Solution  -  The solution to the problem is pretty simple, but as we will see the implementation poses some subtle problems. We should set/unset the memory entries for only those regions that contain the thread stack, i.e. if we have stacks of size 8K then we should set/unset memory entires of these regions only. This requires finer grain control, we have to have multilevel (2-levels for 4K pages) page tables. RTEMS, in fact, provides support for 2 level page tables. 
The problem lies in the fact that for Xilinx-zynq BSP, the translation table base is set at 0x100000 by the linker script and extends up to 0x104000 for section-based pages (16K in size).  Although for small pages it will extend up to 0x504000 (4.16Mb in size) this will possibly conflict with other data regions(.txt, .bss, etc.) that are placed in this address space and setting up of translation table for smaller pages will fail. This is a BSP specific problem and depends on how the linker script sets-up the address space of a particular BSP. We will thus have to change the linker script to place the translation table entries in an address space where it does not cause conflict with other memory regions. We actually can take help( switch to ?)  from the realview_pbx_a9 BSP which already supports 4K pages to modify the linker script according to our needs. Here is a snippet - 


Tailoring our linker script according to the above snippet solves our problem and now we can set up translation tables for 4K pages. Now we can set/unset memory entries for our thread stacks without worrying about other memory regions, or maybe not 😏?

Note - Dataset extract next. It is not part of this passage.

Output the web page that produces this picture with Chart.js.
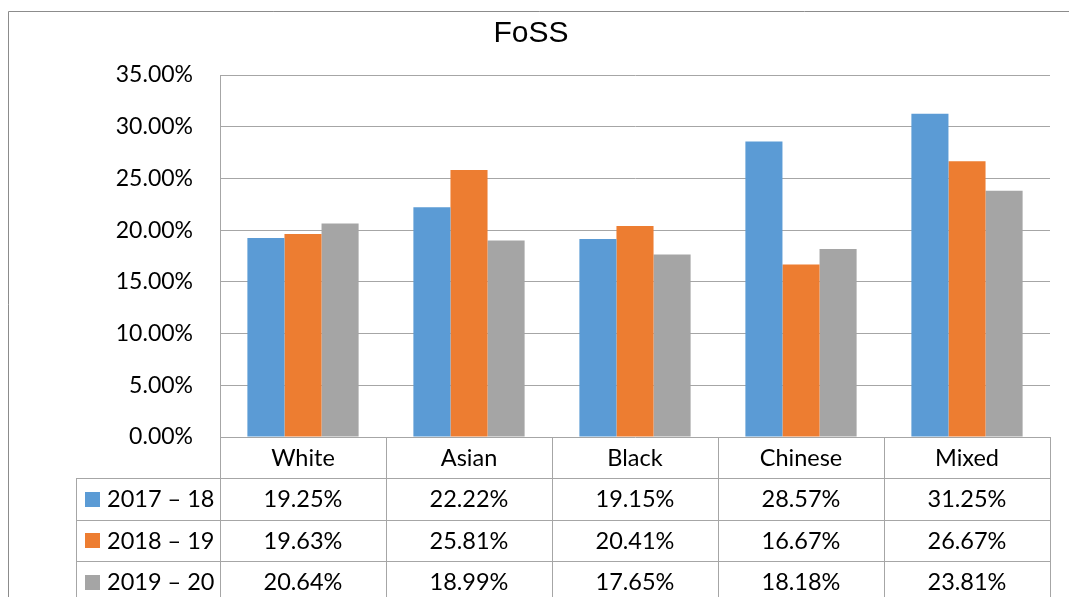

Allocated stacks are not page-aligned - As discussed in the previous post we use a custom stack allocator, that is defined from the application, to allocate thread stacks from the workspace and set the memory entries of the stack. The stacks allocated from the workspace are not page-aligned, where we consider 4K pages. In practice, this means that the stack address is, for example, 0xfbf9b70 instead of 0xfbf90000. How is this a problem for us?

When we set the memory entries for 4K pages the entries are set per page, i.e we have E1 entry for 0xfbf9000-..a000 and E2 entry for 0xfbfa000-..b000. Now when we get stack address from the workspace it is possible that we have stack S1 that ranges from 0xfbf9b70 to 0xfbfbb70 (8K size) and S2 ranges from 0xfbf7b60 to 0xfbf9b60. So when we unset the memory entries of S2 (which begins at 0xfbf9b70) during context switch and set the entries of S1( which ends at 0xfbf9b60) we end up setting the memory entries for the entire 0xfbfa000-..b000 (as entries are set per page). This leaves a part of the stack S1 still mapped in and we do not achieve perfect stack isolation.

Solution - Since the memory entries are set per-page, if we allocate page-aligned stacks we will be able to perfectly set/unset memory entries of only the required region. In RTEMS we can allocate byte aligned memory using  Heap_Allocate_aligned_with_boundary(). We set the alignment to 4096 as we want 4K aligned address. Note that this allocation is done in the custom stack allocator.